By Jake Miller CBS News August 4, 2015, 6:05 PM
Fox News announces participants in first 2016 GOP debate
Republican presidential candidates former Florida Gov. Jeb Bush, Dr. Ben Carson, New Jersey Gov. Chris Christie, former CEO Hewlett-Packard Carly Fiorina, U.S. Senator Lindsey Graham (SC), Louisiana Gov. Bobby Jindal, Ohio Gov. John Kasich, former New York Gov. George Pataki, former Texas Gov. Rick Perry, former U.S. Senator Rick Santorum (PA), Wisconsin Gov. Scott Walker stand on the stage prior to the Voters First Presidential Forum at Saint Anselm College August 3, 2015 in Manchester, New Hampshire.
[image caption - photo by Darren McCollester, Getty Images]
Fox News has determined which Republican presidential candidates will participate in the GOP's first primetime primary debate on Thursday.
The ten candidates who made the cut, Fox announced Tuesday, are businessman Donald Trump (with a polling average of 23.4 percent), former Florida Gov. Jeb Bush (12.0 percent), Wisconsin Gov. Scott Walker (10.2 percent), former Arkansas Gov. Mike Huckabee (6.6 percent), retired neurosurgeon Ben Carson (5.8 percent), Texas Sen. Ted Cruz (5.4 percent), Florida Sen. Marco Rubio (5.4 percent), Kentucky Sen. Rand Paul (4.8 percent), New Jersey Gov. Chris Christie (3.4 percent), and Ohio Gov. John Kasich (3.2 percent).
That means that seven Republican contenders will be relegated to a [not ready for prime time] secondary debate - a one-hour event scheduled for 5 p.m. Thursday, ahead of the primetime debate, a two-hour event scheduled or 9 p.m.
The candidates in the second-tier debate will be former Texas Gov. Rick Perry (1.8 percent), former Pennsylvania Sen. Rick Santorum (1.4 percent), Louisiana Gov. Bobby Jindal (1.4 percent), former Hewlett-Packard CEO Carly Fiorina (1.3 percent), South Carolina Sen. Lindsey Graham (0.7 percent), former New York Gov. George Pataki (0.6 percent), and former Virginia Gov. Jim Gilmore (0.2 percent).
The candidates had an obvious incentive to vault themselves into the primetime debate: in such a crowded field, a primetime debate can give contenders a high-profile opportunity to emerge from the pack with a strong performance. The candidates relegated to the earlier forum will have an opportunity to make their case, but the ratings for the primetime event are expected to be far higher.
Fox News made the cut based on an average of five recent national polls of the GOP primary. Included in the average were the latest surveys from Fox News, CBS News, Bloomberg News, Monmouth University, and Quinnipiac University.
And will the warm-up act steal the show? Not likely with that many below 1% attendees. Obviously, "the 1%" has a different meaning in this context.

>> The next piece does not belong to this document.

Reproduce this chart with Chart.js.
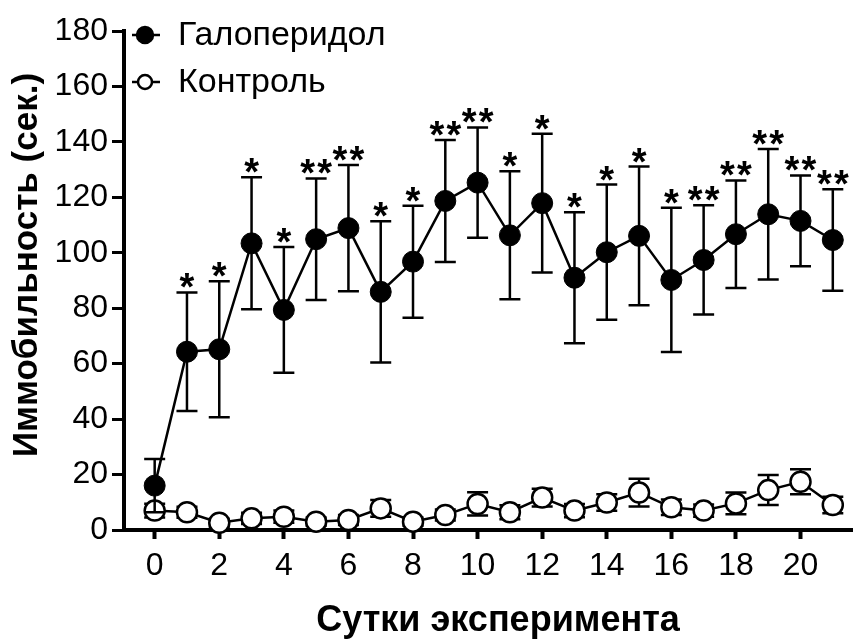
<!DOCTYPE html>
<html>
<head>
<meta charset="utf-8">
<script src="https://cdn.jsdelivr.net/npm/chart.js@4.4.1/dist/chart.umd.min.js"></script>
<style>
  html, body { margin: 0; padding: 0; background: #fff; }
  #wrap { width: 865px; height: 639px; }
</style>
</head>
<body>
<div id="wrap"><canvas id="chart" width="865" height="639"></canvas></div>
<script>
// days of the experiment
const days = [0, 1, 2, 3, 4, 5, 6, 7, 8, 9, 10, 11, 12, 13, 14, 15, 16, 17, 18, 19, 20, 21];

// haloperidol group: mean and error
const haloMean = [16.0, 64.3, 65.2, 103.4, 79.4, 104.9, 108.9, 85.9, 96.8, 118.7, 125.3,
  106.3, 117.9, 91.0, 100.2, 106.1, 90.2, 97.4, 106.7, 113.9, 111.5, 104.6];
const haloErr = [9.6, 21.4, 24.5, 23.8, 22.7, 21.9, 22.8, 25.5, 20.2, 22.0, 19.9,
  23.1, 25.0, 23.6, 24.4, 25.0, 26.0, 19.7, 19.4, 23.5, 16.4, 18.3];

// control group
const ctrlMean = [7.0, 6.4, 2.6, 4.2, 4.8, 3.0, 3.6, 7.8, 3.0, 5.4, 9.4,
  6.4, 11.7, 7.0, 9.9, 13.5, 8.2, 7.0, 9.6, 14.4, 17.4, 9.0];
const ctrlErr = [2.5, 2.0, 1.5, 2.0, 2.2, 1.5, 1.8, 3.0, 1.5, 2.0, 4.2,
  2.5, 3.2, 2.4, 3.0, 5.0, 2.8, 2.2, 3.9, 5.4, 4.5, 3.0];

// significance marks above haloperidol points
const sigMarks = ['', '*', '*', '*', '*', '**', '**', '*', '*', '**', '**',
  '*', '*', '*', '*', '*', '*', '**', '**', '**', '**', '**'];

const seriesNames = ['Галоперидол', 'Контроль'];
const xTicks = [0, 2, 4, 6, 8, 10, 12, 14, 16, 18, 20];
const yTicks = [0, 20, 40, 60, 80, 100, 120, 140, 160, 180];
const xTitle = 'Сутки эксперимента';
const yTitle = 'Иммобильность (сек.)';

const FONT = '"Liberation Sans", Arial, sans-serif';

function toPoints(values) {
    return values.map((v, i) => ({ x: days[i], y: v }));
}

// error bars are drawn right before each dataset, so markers cover them
const errorBars = {
    id: 'errorBars',
    beforeDatasetDraw(chart, args) {
        const ds = chart.data.datasets[args.index];
        const yScale = chart.scales.y;
        const ctx = chart.ctx;
        ctx.save();
        ctx.strokeStyle = '#000';
        ctx.lineWidth = 2.5;
        args.meta.data.forEach((pt, i) => {
            const v = ds.data[i].y;
            const top = yScale.getPixelForValue(v + ds.errors[i]);
            const bot = yScale.getPixelForValue(v - ds.errors[i]);
            ctx.beginPath();
            ctx.moveTo(pt.x, top);
            ctx.lineTo(pt.x, bot);
            ctx.moveTo(pt.x - 10.5, top);
            ctx.lineTo(pt.x + 10.5, top);
            ctx.moveTo(pt.x - 10.5, bot);
            ctx.lineTo(pt.x + 10.5, bot);
            ctx.stroke();
        });
        ctx.restore();
    }
};

const extras = {
    id: 'extras',
    afterDraw(chart) {
        const ctx = chart.ctx;
        const xScale = chart.scales.x;
        const yScale = chart.scales.y;
        ctx.save();
        ctx.fillStyle = '#000';

        // asterisks
        ctx.font = 'bold 38px ' + FONT;
        ctx.textAlign = 'center';
        ctx.textBaseline = 'alphabetic';
        const desc = ctx.measureText('*').actualBoundingBoxDescent;
        sigMarks.forEach((m, i) => {
            if (!m) return;
            const px = xScale.getPixelForValue(days[i]);
            const capY = yScale.getPixelForValue(haloMean[i] + haloErr[i]);
            const base = capY - 4 - desc;
            if (m === '*') {
                ctx.fillText('*', px, base);
            } else {
                ctx.fillText('*', px - 8.5, base);
                ctx.fillText('*', px + 8.5, base);
            }
        });

        // legend
        const legendY = [35, 82];
        ctx.font = '34px ' + FONT;
        ctx.textAlign = 'left';
        ctx.textBaseline = 'middle';
        seriesNames.forEach((name, k) => {
            const y = legendY[k];
            ctx.strokeStyle = '#000';
            ctx.lineWidth = 2.5;
            ctx.beginPath();
            ctx.moveTo(132, y);
            ctx.lineTo(160, y);
            ctx.stroke();
            ctx.beginPath();
            ctx.arc(145, y, k === 0 ? 8 : 7, 0, Math.PI * 2);
            ctx.fillStyle = k === 0 ? '#000' : '#fff';
            ctx.fill();
            ctx.stroke();
            ctx.fillStyle = '#000';
            ctx.fillText(name, 178, y + 1);
        });

        // axis titles
        ctx.font = 'bold 36px ' + FONT;
        ctx.textAlign = 'center';
        ctx.textBaseline = 'middle';
        ctx.fillText(xTitle, 498, 621);
        ctx.font = 'bold 35px ' + FONT;
        ctx.translate(27, 265);
        ctx.rotate(-Math.PI / 2);
        ctx.fillText(yTitle, 0, 0);
        ctx.restore();
    }
};

new Chart(document.getElementById('chart'), {
    type: 'line',
    data: {
        datasets: [{
            label: seriesNames[0],
            data: toPoints(haloMean),
            errors: haloErr,
            borderColor: '#000',
            borderWidth: 2.5,
            pointRadius: 10.5,
            pointBackgroundColor: '#000',
            pointBorderColor: '#000',
            pointBorderWidth: 1,
            tension: 0,
            clip: false
        }, {
            label: seriesNames[1],
            data: toPoints(ctrlMean),
            errors: ctrlErr,
            borderColor: '#000',
            borderWidth: 2.5,
            pointRadius: 10,
            pointBackgroundColor: '#fff',
            pointBorderColor: '#000',
            pointBorderWidth: 2.5,
            tension: 0,
            clip: false
        }]
    },
    options: {
        responsive: false,
        animation: false,
        events: [],
        layout: { padding: { top: 31, right: 0, bottom: 0, left: 0 } },
        plugins: { legend: { display: false }, tooltip: { enabled: false } },
        scales: {
            x: {
                type: 'linear',
                min: -0.95,
                max: 21.61,
                afterBuildTicks: s => { s.ticks = xTicks.map(v => ({ value: v })); },
                afterFit: s => { s.height = 109; },
                ticks: { color: '#000', font: { family: FONT, size: 32 }, padding: 8, autoSkip: false, maxRotation: 0 },
                grid: { display: true, drawOnChartArea: false, drawTicks: true, tickLength: 9, tickWidth: 4, tickColor: '#000' },
                border: { display: true, width: 4, color: '#000' }
            },
            y: {
                min: 0,
                max: 180,
                afterBuildTicks: s => { s.ticks = yTicks.map(v => ({ value: v })); },
                afterFit: s => { s.width = 124; },
                ticks: { color: '#000', font: { family: FONT, size: 32 }, padding: 4 },
                grid: { display: true, drawOnChartArea: false, drawTicks: true, tickLength: 12, tickWidth: 3, tickColor: '#000' },
                border: { display: true, width: 4, color: '#000' }
            }
        }
    },
    plugins: [errorBars, extras]
});
</script>
</body>
</html>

While expecting to miss both events, it has been true in the past that Gary Gross does excellent live blogging and analysis, fair and balanced wherever observing a range of Republicans only, with each fending against the others for gaining voter appeal for their specific ideas and presentations.
A caveat - Of course the quality of content can only be as good as the package of issue questions which event moderators feed the participants. It is FOX.
However the range of issue ideas gets presented and analyzed by the two sets of GOP candidates, I look forward in hope that Gary will again watch and report.
UPDATE: Just eyeballing the percentages, w/o recourse to a calculator, do those percentages add up even near to 100%?
If one category was "None of the above," and that got a percentage to make the top 10 and bump Kasich to the second tier, then properly there should be an empty lectern in the top 10.
Or that's how I'd do it, but this is FOX so it is as it is.
But, wow, Trump besting numbers 2 and 3 together, in polling percentage.
That is a scary sample of the GOP pulse in our nation, or seemingly so. Hurricane Donald. Winds at damaging speeds so nail the lecterns down, FOX. Or is he just bum-of-the-month number one, as with the Romney show last cycle? It is early in the process and Jeb! is the one with the piles of money.